Mostly 23L batches, but I am using a 63L kettle so there is potential for bigger batches in the future. I am doing a full volume single vessel method, and I want to speed up the process as much as possible without impacting on quality too much. Limited space and time so I am going single vessel and kegs only.

I will have to find a slightly smaller element, I don't have 2 15A sockets in the house and as it is only a rental I don't want to add any.

yeah with smaller you'll add time to the brewday, and you want to be careful not to go so low that you can't maintain a vigorous rolling boil.

I'm sure I saw some that were 2400w at 240v on ebay or amazon but can't find them now. I will keep looking, getting impatient to get started, spending a small fortune on craft beer lately! It adds up fast at $6 - $10 a bottle.

I'm doing similar with 2 x 2500 watt camco elements on separate lines. At 230v they'd be more like 2300watts. I reckon they will also be slightly lower power than their stated rating.

I will use one pid to control both which drives two SSRs.

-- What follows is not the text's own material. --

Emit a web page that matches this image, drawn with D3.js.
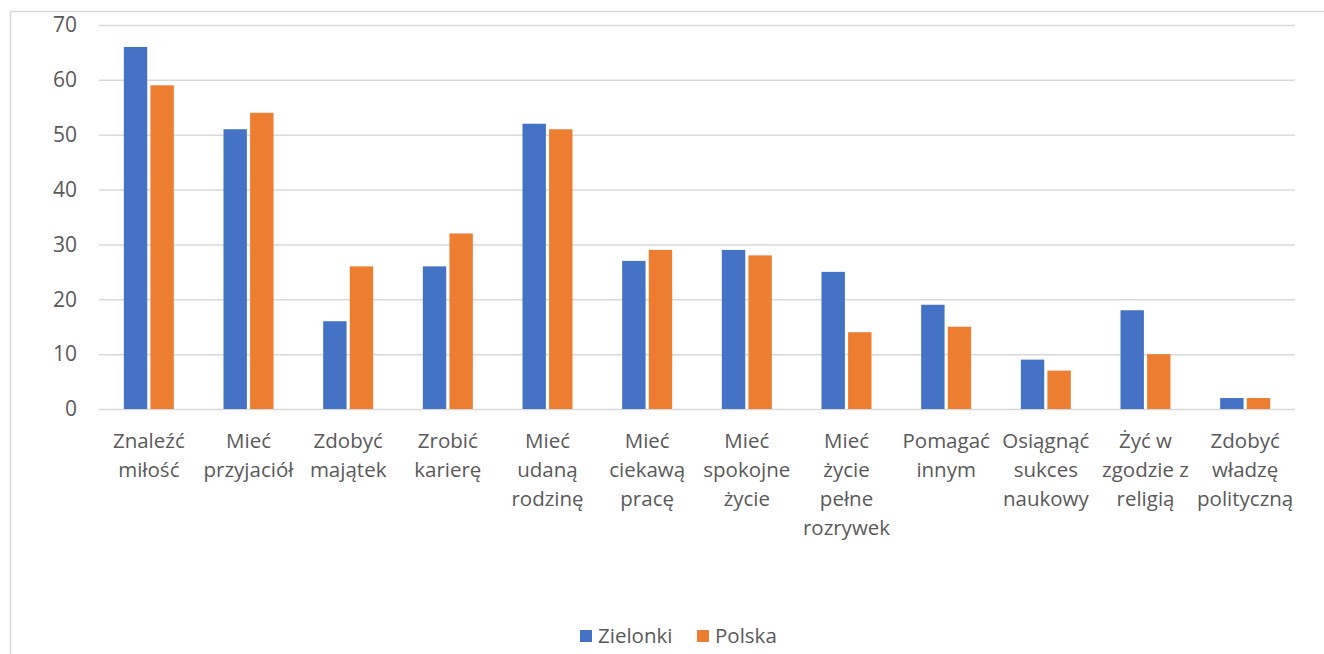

I think there is plenty of safety margin in a 10a socket given the oovercurrent protectors kick in at 16 amps in your fuse box. This means the wire will have to handle more than 16a I guess otherwise the protector would be pointless. I have a watt Meter on each line so will keep an eye on them as well.

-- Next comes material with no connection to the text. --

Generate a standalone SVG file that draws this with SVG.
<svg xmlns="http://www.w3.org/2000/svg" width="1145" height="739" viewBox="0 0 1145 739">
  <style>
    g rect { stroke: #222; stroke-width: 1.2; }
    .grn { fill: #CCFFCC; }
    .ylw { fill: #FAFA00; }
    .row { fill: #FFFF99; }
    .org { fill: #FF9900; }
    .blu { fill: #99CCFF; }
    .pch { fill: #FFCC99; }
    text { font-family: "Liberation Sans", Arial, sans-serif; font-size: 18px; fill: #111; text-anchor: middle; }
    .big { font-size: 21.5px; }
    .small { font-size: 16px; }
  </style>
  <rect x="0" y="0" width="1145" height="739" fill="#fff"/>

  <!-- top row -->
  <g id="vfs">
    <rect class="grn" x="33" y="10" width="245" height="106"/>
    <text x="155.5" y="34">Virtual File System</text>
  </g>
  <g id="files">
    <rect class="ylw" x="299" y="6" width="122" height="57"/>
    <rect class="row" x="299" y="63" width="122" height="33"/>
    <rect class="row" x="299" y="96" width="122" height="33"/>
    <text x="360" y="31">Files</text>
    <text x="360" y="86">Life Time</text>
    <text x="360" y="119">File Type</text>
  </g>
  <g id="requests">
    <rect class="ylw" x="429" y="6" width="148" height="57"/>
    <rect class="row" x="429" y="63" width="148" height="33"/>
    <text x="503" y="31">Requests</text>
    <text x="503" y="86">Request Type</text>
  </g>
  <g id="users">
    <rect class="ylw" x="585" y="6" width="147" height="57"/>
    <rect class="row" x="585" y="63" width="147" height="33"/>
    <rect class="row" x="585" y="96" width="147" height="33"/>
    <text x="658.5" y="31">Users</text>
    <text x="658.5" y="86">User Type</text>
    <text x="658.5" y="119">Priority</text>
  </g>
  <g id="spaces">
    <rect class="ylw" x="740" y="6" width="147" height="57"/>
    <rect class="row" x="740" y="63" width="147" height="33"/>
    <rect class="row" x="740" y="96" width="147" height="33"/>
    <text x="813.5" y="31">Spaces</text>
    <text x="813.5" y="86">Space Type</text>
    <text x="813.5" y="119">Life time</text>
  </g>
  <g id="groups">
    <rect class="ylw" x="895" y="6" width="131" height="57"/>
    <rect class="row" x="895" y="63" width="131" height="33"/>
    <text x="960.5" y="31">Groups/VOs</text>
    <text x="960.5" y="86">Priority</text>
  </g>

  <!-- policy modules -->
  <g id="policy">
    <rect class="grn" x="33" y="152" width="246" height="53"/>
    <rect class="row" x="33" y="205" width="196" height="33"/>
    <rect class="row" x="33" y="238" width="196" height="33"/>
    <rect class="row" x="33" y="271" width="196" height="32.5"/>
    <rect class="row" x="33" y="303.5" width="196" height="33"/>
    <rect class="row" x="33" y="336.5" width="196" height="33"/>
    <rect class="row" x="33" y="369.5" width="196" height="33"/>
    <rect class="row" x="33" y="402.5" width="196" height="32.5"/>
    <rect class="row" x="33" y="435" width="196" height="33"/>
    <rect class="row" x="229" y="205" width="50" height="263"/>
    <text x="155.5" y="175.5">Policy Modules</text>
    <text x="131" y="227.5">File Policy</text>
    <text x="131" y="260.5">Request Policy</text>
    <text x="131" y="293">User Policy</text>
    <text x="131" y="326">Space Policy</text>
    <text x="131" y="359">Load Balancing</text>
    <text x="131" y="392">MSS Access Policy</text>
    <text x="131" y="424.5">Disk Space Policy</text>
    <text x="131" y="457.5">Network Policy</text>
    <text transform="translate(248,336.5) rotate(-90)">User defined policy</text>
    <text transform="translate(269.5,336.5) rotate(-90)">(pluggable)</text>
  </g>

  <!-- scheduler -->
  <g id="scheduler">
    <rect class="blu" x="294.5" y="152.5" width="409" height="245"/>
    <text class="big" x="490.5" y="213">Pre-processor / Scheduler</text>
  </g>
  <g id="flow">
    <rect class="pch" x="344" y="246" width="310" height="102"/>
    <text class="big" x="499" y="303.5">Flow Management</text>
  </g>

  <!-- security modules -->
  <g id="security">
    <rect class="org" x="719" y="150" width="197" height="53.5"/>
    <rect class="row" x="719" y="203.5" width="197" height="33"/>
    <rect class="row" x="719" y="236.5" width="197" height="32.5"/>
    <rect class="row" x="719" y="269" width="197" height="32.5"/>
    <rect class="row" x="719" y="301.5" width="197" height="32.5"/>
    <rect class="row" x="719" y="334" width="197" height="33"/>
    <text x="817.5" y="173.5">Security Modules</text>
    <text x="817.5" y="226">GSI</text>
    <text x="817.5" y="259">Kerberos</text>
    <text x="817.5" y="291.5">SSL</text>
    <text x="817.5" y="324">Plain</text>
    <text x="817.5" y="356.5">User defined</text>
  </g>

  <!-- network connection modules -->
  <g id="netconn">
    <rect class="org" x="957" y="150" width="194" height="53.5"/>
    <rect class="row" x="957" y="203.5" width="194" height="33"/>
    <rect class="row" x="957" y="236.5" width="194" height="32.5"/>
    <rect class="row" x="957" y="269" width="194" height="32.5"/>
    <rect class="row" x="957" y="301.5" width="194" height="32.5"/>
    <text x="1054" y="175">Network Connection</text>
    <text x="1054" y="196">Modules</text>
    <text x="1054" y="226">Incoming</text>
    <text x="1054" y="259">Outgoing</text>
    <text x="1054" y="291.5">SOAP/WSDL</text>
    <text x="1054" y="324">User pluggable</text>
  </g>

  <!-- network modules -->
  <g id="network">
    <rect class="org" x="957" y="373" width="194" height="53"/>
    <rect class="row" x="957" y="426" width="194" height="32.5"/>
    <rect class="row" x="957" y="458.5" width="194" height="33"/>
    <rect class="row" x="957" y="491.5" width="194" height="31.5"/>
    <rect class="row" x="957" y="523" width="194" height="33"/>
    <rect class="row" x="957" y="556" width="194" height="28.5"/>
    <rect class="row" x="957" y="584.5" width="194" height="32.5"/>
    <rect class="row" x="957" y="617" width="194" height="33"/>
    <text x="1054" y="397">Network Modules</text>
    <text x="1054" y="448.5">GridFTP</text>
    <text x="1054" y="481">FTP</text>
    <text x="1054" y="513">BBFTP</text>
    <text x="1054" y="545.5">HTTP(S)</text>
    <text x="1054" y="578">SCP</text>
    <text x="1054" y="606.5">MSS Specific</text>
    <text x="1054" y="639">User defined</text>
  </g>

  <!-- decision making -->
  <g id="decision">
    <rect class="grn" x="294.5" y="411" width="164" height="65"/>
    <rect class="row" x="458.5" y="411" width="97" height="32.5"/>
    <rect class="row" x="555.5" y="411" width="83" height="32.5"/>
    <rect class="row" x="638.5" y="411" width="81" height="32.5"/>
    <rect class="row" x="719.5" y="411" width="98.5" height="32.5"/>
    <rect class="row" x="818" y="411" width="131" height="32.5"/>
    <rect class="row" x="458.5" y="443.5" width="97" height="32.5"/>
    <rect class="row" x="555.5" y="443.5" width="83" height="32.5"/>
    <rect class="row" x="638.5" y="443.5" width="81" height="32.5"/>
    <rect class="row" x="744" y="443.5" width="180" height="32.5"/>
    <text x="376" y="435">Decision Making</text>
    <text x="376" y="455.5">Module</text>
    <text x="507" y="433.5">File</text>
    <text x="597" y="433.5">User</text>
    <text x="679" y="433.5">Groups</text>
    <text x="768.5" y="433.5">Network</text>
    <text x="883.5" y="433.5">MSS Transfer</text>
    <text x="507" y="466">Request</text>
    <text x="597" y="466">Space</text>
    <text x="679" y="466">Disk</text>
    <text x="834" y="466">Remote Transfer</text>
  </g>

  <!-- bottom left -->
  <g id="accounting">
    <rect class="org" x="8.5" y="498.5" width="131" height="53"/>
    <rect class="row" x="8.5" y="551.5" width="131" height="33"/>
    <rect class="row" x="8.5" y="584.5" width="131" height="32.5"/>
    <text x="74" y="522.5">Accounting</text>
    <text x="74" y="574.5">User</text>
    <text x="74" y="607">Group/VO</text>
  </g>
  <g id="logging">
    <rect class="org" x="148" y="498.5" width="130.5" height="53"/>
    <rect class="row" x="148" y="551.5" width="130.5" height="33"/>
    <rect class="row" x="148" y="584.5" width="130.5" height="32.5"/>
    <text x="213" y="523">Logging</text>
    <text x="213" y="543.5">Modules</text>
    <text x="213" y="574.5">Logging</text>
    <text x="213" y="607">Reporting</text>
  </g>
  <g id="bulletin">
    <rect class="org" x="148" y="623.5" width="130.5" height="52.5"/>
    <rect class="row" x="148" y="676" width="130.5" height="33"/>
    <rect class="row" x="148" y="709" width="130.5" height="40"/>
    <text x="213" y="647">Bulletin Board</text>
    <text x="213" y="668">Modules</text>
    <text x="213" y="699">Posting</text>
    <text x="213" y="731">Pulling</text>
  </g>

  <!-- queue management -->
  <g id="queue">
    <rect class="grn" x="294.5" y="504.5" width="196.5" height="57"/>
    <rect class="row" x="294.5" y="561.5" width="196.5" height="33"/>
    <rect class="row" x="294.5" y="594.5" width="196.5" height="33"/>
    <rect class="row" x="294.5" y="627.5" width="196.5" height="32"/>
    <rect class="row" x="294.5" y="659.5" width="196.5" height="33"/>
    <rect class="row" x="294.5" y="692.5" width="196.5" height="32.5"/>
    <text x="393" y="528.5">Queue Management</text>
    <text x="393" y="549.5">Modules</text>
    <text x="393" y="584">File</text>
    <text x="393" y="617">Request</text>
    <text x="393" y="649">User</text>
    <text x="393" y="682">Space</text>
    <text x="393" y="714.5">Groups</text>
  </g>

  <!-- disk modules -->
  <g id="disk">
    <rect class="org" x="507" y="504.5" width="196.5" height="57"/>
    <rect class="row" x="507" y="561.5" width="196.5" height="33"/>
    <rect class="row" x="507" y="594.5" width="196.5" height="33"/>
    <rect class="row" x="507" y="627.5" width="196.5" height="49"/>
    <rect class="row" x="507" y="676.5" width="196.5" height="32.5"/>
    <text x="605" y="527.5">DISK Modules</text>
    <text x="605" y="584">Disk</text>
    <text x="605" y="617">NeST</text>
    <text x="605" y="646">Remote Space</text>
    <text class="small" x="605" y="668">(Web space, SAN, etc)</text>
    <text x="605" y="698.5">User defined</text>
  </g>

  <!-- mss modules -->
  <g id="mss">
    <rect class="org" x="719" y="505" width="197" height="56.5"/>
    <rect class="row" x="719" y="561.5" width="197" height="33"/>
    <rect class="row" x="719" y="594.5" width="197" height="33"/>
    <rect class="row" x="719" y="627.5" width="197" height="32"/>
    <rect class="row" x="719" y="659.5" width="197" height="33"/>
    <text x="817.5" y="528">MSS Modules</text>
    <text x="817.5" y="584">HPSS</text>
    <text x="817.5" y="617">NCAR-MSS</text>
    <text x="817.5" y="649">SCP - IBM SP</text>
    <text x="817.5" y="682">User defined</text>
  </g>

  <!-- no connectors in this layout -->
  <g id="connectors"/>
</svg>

I haven't run my setup yet so can't comment on speed to heat etc.

I think there is plenty of safety margin in a 10a socket given the overcurrent protectors kick in at 16 amps 

Not overly, the cable in the walls for most outlets in newer houses is 2.5mm(older houses can tend to be 1.5mm even some newer houses too depends on the sparky) with 20/16a MCB's fitted for overcurrent and RCCB/RCBO fitted for earth leakage. The bigger issue is that the outlet on the wall is only rated to 10a and going much over that will result in melting the outlet.. I've seen it a few times before with people thinking it'll be fine to put a 10a plugtop on a 15a appliance.

Also DMAC, you may want to test your voltage once you have your setup running and see exactly what your getting, most of the time its between 230-240 depends largely on your distance from the transformer and conductor size, I get about 238-241v when my system is running. (5.5kw camco + 2 pumps pids ect)

Just picked up the braumeister , its got a standard 10am male plug on it (mmmmmm    no 8 wired...) but the flex is heavy,   ment to be a 15amp socket i think from rating I am going to run it from a big PDL point so I can plug a 5500watt element into it for the big pot

Which PID are you going to use?
I guess my point is that 2400w vs 2500w is a pretty subtle change when all the ambient temperature variations , manufacturing tolerances etc are considered. I wouldnt run 3kw elements for example which would push things a little too far for me.

I wasn't aware that sockets are only rated at 10amp and am A little surprised as this would be the weak link in an otherwise robust system. My line of thought was that everything to the wall socket would have to be rated higher than the protection or the protection is not robust.

Rest assured I will measure the voltage. In fact I came up with 253v when I measured it, but it turned out my newish fluke multimeter was out by +20v. Makes me wonder why it cost so much.
Hi Patrick. Using the standard auber ones on the electric brewery site.